TASK DESCRIPTION: Starting with the first line of the data below, copy each line up to and including the one containing "var width = 620, height = 939;". Pictures stay out.

**** DATA SHOWN

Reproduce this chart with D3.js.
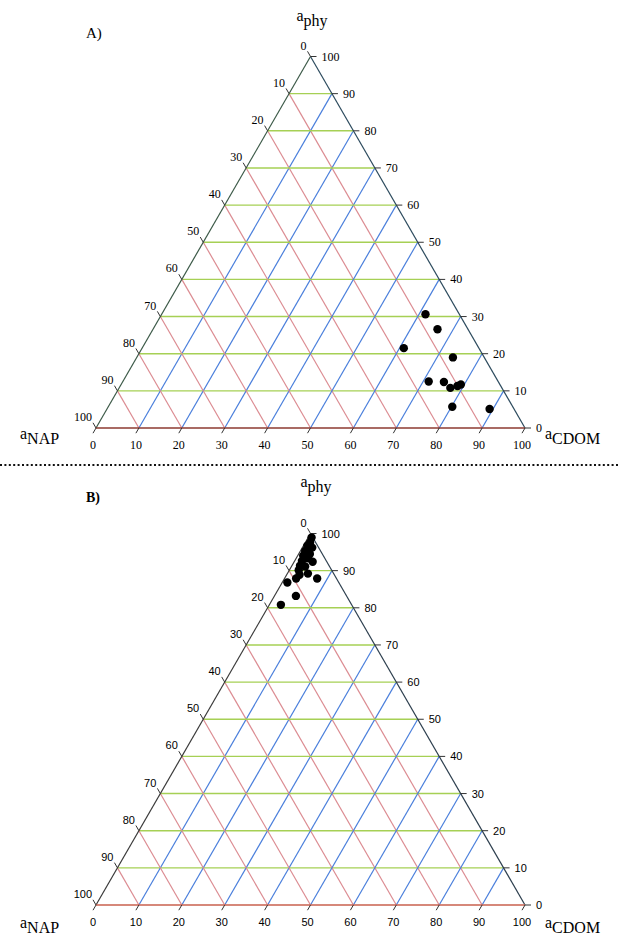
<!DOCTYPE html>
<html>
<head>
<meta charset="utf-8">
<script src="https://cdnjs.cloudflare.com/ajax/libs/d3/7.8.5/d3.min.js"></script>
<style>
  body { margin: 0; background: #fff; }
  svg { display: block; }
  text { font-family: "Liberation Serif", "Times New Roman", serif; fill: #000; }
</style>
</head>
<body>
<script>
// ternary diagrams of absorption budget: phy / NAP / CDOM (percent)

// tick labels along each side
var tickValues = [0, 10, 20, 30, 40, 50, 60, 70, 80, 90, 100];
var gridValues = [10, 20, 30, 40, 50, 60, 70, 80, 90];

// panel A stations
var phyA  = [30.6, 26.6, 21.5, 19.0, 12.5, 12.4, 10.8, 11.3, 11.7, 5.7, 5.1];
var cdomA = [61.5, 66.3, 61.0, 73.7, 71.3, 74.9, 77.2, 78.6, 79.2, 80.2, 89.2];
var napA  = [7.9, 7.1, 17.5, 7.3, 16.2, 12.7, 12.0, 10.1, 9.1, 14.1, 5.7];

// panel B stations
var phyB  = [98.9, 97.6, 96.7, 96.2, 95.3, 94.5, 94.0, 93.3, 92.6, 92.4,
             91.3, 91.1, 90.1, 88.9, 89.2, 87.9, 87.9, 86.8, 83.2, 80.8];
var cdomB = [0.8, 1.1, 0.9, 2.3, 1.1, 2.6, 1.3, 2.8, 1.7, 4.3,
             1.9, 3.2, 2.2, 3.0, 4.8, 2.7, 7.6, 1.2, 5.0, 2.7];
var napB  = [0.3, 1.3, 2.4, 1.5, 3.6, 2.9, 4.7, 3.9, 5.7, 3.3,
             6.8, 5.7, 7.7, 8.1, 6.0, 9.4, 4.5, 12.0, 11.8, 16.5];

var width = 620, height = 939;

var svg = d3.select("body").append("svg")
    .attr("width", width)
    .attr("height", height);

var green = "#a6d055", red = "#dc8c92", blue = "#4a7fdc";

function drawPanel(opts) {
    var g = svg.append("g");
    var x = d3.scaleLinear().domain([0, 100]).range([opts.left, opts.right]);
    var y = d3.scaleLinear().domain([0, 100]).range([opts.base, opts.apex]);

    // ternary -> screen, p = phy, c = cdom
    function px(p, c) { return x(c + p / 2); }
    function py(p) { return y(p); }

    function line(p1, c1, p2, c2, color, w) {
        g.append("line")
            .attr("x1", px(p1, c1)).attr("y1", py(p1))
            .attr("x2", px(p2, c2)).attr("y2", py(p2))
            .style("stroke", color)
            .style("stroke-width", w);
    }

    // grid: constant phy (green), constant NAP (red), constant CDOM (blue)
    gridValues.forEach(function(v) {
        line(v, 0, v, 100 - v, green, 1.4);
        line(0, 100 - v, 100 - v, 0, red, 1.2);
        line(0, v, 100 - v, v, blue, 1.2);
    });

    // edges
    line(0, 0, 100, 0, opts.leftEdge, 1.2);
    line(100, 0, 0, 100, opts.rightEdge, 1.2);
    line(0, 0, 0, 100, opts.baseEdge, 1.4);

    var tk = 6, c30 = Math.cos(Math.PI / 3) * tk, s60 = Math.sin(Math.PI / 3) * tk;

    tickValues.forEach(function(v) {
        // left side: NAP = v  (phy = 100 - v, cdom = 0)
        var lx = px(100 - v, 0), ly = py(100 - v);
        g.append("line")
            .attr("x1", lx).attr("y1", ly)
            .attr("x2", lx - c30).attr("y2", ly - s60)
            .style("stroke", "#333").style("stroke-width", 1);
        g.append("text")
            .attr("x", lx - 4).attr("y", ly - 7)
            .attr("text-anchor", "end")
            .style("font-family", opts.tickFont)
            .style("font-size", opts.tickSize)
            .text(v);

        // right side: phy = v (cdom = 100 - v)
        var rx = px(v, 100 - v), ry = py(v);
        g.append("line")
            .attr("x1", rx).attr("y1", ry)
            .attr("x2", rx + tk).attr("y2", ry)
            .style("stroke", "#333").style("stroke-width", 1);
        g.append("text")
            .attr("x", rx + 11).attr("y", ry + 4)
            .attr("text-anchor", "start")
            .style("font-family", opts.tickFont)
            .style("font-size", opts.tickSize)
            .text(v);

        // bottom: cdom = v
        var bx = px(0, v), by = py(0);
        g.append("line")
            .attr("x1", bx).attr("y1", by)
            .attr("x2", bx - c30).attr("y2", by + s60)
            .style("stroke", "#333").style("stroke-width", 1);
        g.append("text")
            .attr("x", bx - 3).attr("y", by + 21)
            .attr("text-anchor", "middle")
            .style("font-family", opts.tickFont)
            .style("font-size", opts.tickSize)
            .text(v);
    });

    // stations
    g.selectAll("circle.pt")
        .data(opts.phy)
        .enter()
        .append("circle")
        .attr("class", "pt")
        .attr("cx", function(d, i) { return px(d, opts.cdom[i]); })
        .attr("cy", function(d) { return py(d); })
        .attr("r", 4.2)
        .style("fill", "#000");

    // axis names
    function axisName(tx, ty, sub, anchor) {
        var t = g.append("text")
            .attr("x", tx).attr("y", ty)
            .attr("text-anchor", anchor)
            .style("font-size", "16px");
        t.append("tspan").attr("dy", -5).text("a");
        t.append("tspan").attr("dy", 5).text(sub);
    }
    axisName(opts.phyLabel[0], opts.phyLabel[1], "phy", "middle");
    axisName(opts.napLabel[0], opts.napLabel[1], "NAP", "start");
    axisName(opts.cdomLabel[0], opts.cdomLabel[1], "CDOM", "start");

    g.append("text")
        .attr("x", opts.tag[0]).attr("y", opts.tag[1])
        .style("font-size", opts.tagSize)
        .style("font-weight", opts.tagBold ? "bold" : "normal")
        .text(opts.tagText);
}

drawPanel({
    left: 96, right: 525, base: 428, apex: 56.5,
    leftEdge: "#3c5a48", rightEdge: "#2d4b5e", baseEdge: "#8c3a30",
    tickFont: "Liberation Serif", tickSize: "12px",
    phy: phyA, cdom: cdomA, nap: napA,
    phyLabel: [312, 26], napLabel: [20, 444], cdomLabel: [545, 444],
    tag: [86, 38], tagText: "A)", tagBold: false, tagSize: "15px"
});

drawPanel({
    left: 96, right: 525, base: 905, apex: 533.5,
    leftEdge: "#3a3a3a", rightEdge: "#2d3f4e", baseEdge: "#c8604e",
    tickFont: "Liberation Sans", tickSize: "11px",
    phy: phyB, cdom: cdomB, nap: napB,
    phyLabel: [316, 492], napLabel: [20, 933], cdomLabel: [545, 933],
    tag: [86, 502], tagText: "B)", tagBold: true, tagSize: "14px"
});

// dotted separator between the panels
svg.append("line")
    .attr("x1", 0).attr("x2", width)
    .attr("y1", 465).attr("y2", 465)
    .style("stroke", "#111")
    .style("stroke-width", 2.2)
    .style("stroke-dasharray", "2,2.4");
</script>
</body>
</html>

********

EXERCISE RESPONSE:
Reproduce this chart with D3.js.
<!DOCTYPE html>
<html>
<head>
<meta charset="utf-8">
<script src="https://cdnjs.cloudflare.com/ajax/libs/d3/7.8.5/d3.min.js"></script>
<style>
  body { margin: 0; background: #fff; }
  svg { display: block; }
  text { font-family: "Liberation Serif", "Times New Roman", serif; fill: #000; }
</style>
</head>
<body>
<script>
// ternary diagrams of absorption budget: phy / NAP / CDOM (percent)

// tick labels along each side
var tickValues = [0, 10, 20, 30, 40, 50, 60, 70, 80, 90, 100];
var gridValues = [10, 20, 30, 40, 50, 60, 70, 80, 90];

// panel A stations
var phyA  = [30.6, 26.6, 21.5, 19.0, 12.5, 12.4, 10.8, 11.3, 11.7, 5.7, 5.1];
var cdomA = [61.5, 66.3, 61.0, 73.7, 71.3, 74.9, 77.2, 78.6, 79.2, 80.2, 89.2];
var napA  = [7.9, 7.1, 17.5, 7.3, 16.2, 12.7, 12.0, 10.1, 9.1, 14.1, 5.7];

// panel B stations
var phyB  = [98.9, 97.6, 96.7, 96.2, 95.3, 94.5, 94.0, 93.3, 92.6, 92.4,
             91.3, 91.1, 90.1, 88.9, 89.2, 87.9, 87.9, 86.8, 83.2, 80.8];
var cdomB = [0.8, 1.1, 0.9, 2.3, 1.1, 2.6, 1.3, 2.8, 1.7, 4.3,
             1.9, 3.2, 2.2, 3.0, 4.8, 2.7, 7.6, 1.2, 5.0, 2.7];
var napB  = [0.3, 1.3, 2.4, 1.5, 3.6, 2.9, 4.7, 3.9, 5.7, 3.3,
             6.8, 5.7, 7.7, 8.1, 6.0, 9.4, 4.5, 12.0, 11.8, 16.5];

var width = 620, height = 939;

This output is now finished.